By Defence Industry Europe

The European Commission has received initial expressions of interest from 18 Member States aiming to access at least €127 billion in loans through the Security Action for Europe (SAFE) instrument. The preliminary demand reflects a coordinated move to advance the European Union’s collective defence capabilities.

 

SAFE, a key EU initiative, is expected to mobilise up to €150 billion in investment to reinforce European security and resilience. It supports funding in critical areas such as defence, dual-use infrastructure, cyber capabilities, and strategic supply chains.

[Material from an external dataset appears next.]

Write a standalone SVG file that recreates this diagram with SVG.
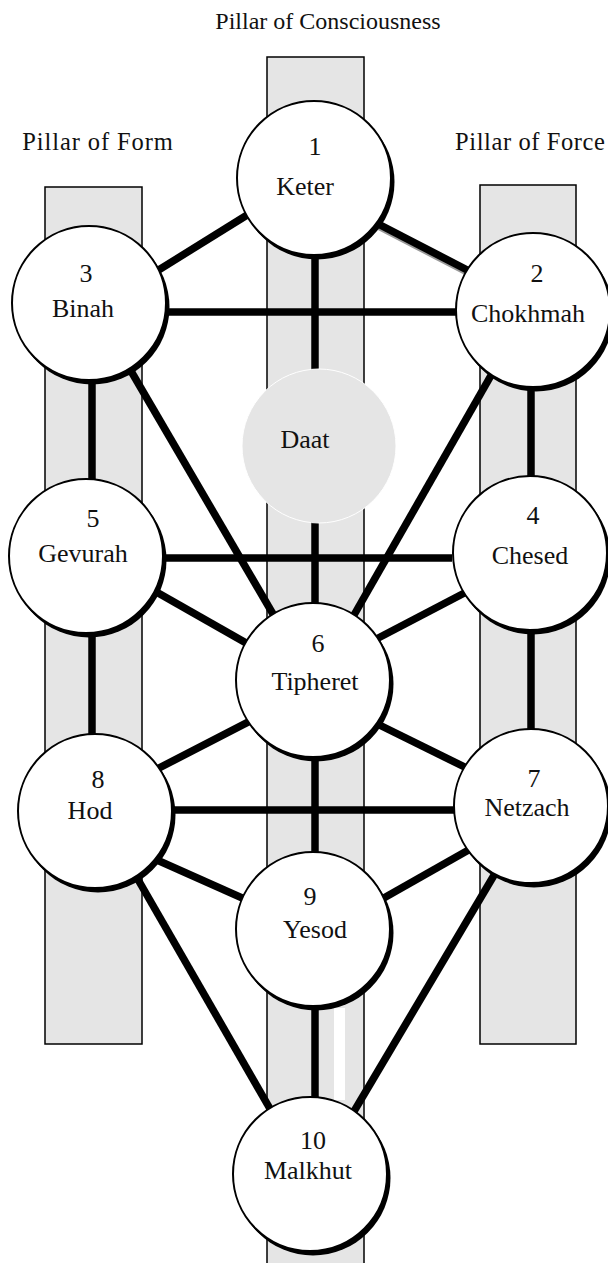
<svg xmlns="http://www.w3.org/2000/svg" width="608" height="1263" viewBox="0 0 608 1263">
<style>
.pillar{fill:#e5e5e5;stroke:#000;stroke-width:1.5}
.c{stroke:#000;stroke-width:7.5;stroke-linecap:butt;fill:none}
.sh{fill:#000}
.node{fill:#fff;stroke:#000;stroke-width:2}
.t{font-family:"Liberation Serif","Times New Roman",serif;font-size:26px;fill:#111;text-anchor:middle}
.title{font-family:"Liberation Serif","Times New Roman",serif;font-size:24px;fill:#111;text-anchor:middle}
.side{font-size:24.5px;letter-spacing:0.9px}
</style>
<rect width="608" height="1263" fill="#fff"/>
<g id="titles">
<text class="title" x="328" y="29">Pillar of Consciousness</text>
<text class="title side" x="98" y="150">Pillar of Form</text>
<text class="title side" x="455" y="150" style="text-anchor:start;letter-spacing:0.6px">Pillar of Force</text>
</g>
<g id="pillars">
<rect class="pillar" x="267" y="57" width="97" height="1220"/>
<rect x="334" y="1008" width="11" height="92" fill="#fff"/>
<rect class="pillar" x="45" y="187" width="97" height="857"/>
<rect class="pillar" x="480" y="185" width="96" height="859"/>
</g>
<g id="connectors">
<line class="c" x1="120" y1="294" x2="260" y2="207"/>
<line x1="330" y1="201" x2="500" y2="289" stroke="#999" stroke-width="7.5"/>
<line class="c" x1="330" y1="199" x2="500" y2="287"/>
<line class="c" x1="167" y1="312" x2="456" y2="312"/>
<line class="c" x1="315" y1="250" x2="315" y2="620"/>
<line class="c" x1="92" y1="375" x2="92" y2="480"/>
<line class="c" x1="531" y1="380" x2="531" y2="478"/>
<line class="c" x1="107" y1="330" x2="294" y2="650"/>
<line class="c" x1="517" y1="330" x2="334" y2="650"/>
<line class="c" x1="164" y1="558" x2="452" y2="558"/>
<line class="c" x1="130" y1="577" x2="290" y2="668"/>
<line class="c" x1="495" y1="577" x2="340" y2="658"/>
<line class="c" x1="92" y1="630" x2="92" y2="735"/>
<line class="c" x1="531" y1="630" x2="531" y2="730"/>
<line class="c" x1="130" y1="783" x2="285" y2="703"/>
<line class="c" x1="345" y1="708" x2="495" y2="782"/>
<line class="c" x1="172" y1="810" x2="454" y2="810"/>
<line class="c" x1="315" y1="750" x2="315" y2="860"/>
<line class="c" x1="130" y1="848" x2="285" y2="917"/>
<line class="c" x1="495" y1="835" x2="345" y2="920"/>
<line class="c" x1="315" y1="1000" x2="315" y2="1105"/>
<line class="c" x1="121" y1="850" x2="288" y2="1140"/>
<line class="c" x1="509" y1="850" x2="337" y2="1140"/>
</g>
<g id="daat">
<circle cx="319" cy="446" r="77" fill="#e5e5e5" stroke="#fff" stroke-width="1"/>
<text class="t" x="305" y="448">Daat</text>
</g>
<g id="keter">
<circle class="sh" cx="317" cy="182" r="77.5"/>
<circle class="node" cx="314" cy="178" r="77"/>
<text class="t" x="315" y="155">1</text>
<text class="t" x="305" y="195">Keter</text>
</g>
<g id="binah">
<circle class="sh" cx="92" cy="307" r="77.5"/>
<circle class="node" cx="89" cy="303" r="77"/>
<text class="t" x="86" y="282">3</text>
<text class="t" x="83" y="317">Binah</text>
</g>
<g id="chokhmah">
<circle class="sh" cx="536" cy="314" r="77.5"/>
<circle class="node" cx="533" cy="310" r="77"/>
<text class="t" x="537" y="282">2</text>
<text class="t" x="528" y="322">Chokhmah</text>
</g>
<g id="gevurah">
<circle class="sh" cx="89" cy="560" r="77.5"/>
<circle class="node" cx="86" cy="556" r="77"/>
<text class="t" x="93" y="527">5</text>
<text class="t" x="83" y="562">Gevurah</text>
</g>
<g id="chesed">
<circle class="sh" cx="533" cy="557" r="77.5"/>
<circle class="node" cx="530" cy="553" r="77"/>
<text class="t" x="533" y="524">4</text>
<text class="t" x="530" y="564">Chesed</text>
</g>
<g id="tipheret">
<circle class="sh" cx="316" cy="684" r="77.5"/>
<circle class="node" cx="313" cy="680" r="77"/>
<text class="t" x="318" y="652">6</text>
<text class="t" x="315" y="690">Tipheret</text>
</g>
<g id="hod">
<circle class="sh" cx="98" cy="815" r="77.5"/>
<circle class="node" cx="95" cy="811" r="77"/>
<text class="t" x="98" y="788">8</text>
<text class="t" x="90" y="819">Hod</text>
</g>
<g id="netzach">
<circle class="sh" cx="534" cy="810" r="77.5"/>
<circle class="node" cx="531" cy="806" r="77"/>
<text class="t" x="534" y="787">7</text>
<text class="t" x="527" y="816">Netzach</text>
</g>
<g id="yesod">
<circle class="sh" cx="316" cy="933" r="77.5"/>
<circle class="node" cx="313" cy="929" r="77"/>
<text class="t" x="310" y="905">9</text>
<text class="t" x="315" y="938">Yesod</text>
</g>
<g id="malkhut">
<circle class="sh" cx="313" cy="1178" r="77.5"/>
<circle class="node" cx="310" cy="1174" r="77"/>
<text class="t" x="313" y="1149">10</text>
<text class="t" x="308" y="1179">Malkhut</text>
</g>
</svg>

Belgium, Bulgaria, Czechia, Estonia, Greece, Spain, France, Croatia, Italy, Cyprus, Latvia, Lithuania, Hungary, Poland, Portugal, Romania, Slovakia and Finland have formally expressed interest in accessing these loans. This coordinated move underlines a shared commitment to bolster defence preparedness across the EU.

 

 

“The strong interest in SAFE, with at least €127 billion in potential defence procurements, demonstrates the EU’s unity and ambition in security and defence,” said Andrius Kubilius, Commissioner for Defence and Space. “We remain committed to supporting EU countries in their efforts to enhance European security. SAFE is a symbol of our collective commitment to strengthen our defence readiness for a safer and united future.”

These preliminary submissions will help the Commission assess overall demand and prepare to raise the necessary funds on capital markets. The final deadline for formal loan applications under the SAFE instrument is set for 30 November 2025.